Concealed damage must be reported in writing to the supplier within 7 working days of delivery.

If deadlines are missed, the burden of proof shifts: it is no longer the carrier who must prove they did not cause the damage, but the claimant who must demonstrate the damage occurred during transport. In practice this means: without timely documentation, the claim is effectively forfeited.

How to document damage correctly

Robust damage documentation requires three elements: what is damaged, when was it discovered, and how does the damage look in detail.

1. Inspect immediately upon delivery

Instruct your goods-receiving staff to examine every pallet delivery for damage immediately — before the driver leaves the premises. Visible damage must be recorded on the delivery note at once.

2. Photograph systematically

Individual, blurry phone photos are not sufficient for a claim. Photograph:

  • Overview: The entire pallet in the context of the delivery
  • Detail: Each piece of damage close-up, so the type and extent are clearly visible
  • Markings: The EPAL brand marks and any repair nails

Crucially, the photos must have a timestamp and be attributable to a specific transaction (supplier, delivery note number, date).

3. Classify the damage

Do not describe the damage only in free text ("pallet broken"). Instead, use a standardised assessment — based on the EPAL/GS1 quality classification: which component is affected (top board, bottom board, block, stringer)? What type of damage is it (break, crack, missing, twisted)? Is the pallet still exchange-grade, or must it be removed from the pool?

This structured recording is also the foundation for managing the pallet exchange at the loading dock smoothly.

4. Create and archive a report

Compile all information in a report: photos, damage classification, quantities, supplier data, timestamp. This report is your evidence — both for a direct claim and for potential later legal proceedings.
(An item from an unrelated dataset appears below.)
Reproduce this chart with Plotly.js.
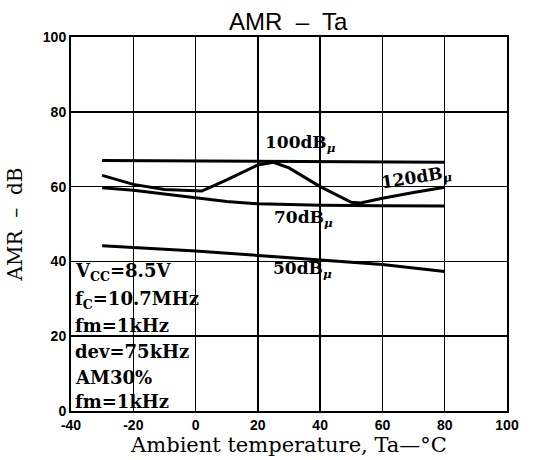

Why manual documentation fails

In theory, all this sounds feasible. In practice, it fails because there is no time at the loading dock to sort photos, fill in forms and write reports. The result: damage goes undocumented or is incompletely recorded, deadlines pass, and the company bears the costs.

This is precisely where digital solutions for pallet returns come in: an app that guides the employee step by step through the recording process, automatically adds timestamps and supplier references to photos, and generates a ready-made PDF report at the push of a button.

Going one step further is AI-powered damage detection: instead of having the employee manually describe each defect, an AI automatically identifies breaks, missing blocks and other defects in the uploaded photos — providing an objective assessment as the basis for the claim.

Checklist: Documenting pallet damage

Use this checklist for your goods receiving process:

  • Inspect the delivery for visible damage before signing
  • Note damage immediately on the delivery note and have the driver countersign
  • Take photos: overview + detail + markings
  • Record the damage type and affected component
  • Ensure attribution to supplier, delivery note number and date
  • Send the report to the supplier within 7 days
  • Archive documentation (at least 1 year, preferably 3 years)

Conclusion

Documenting pallet damage is not optional — it is essential, at least if you do not want to forfeit your claim rights. With a structured approach, clear responsibilities and the right tools, tedious paperwork becomes an efficient process that pays off in hard cash.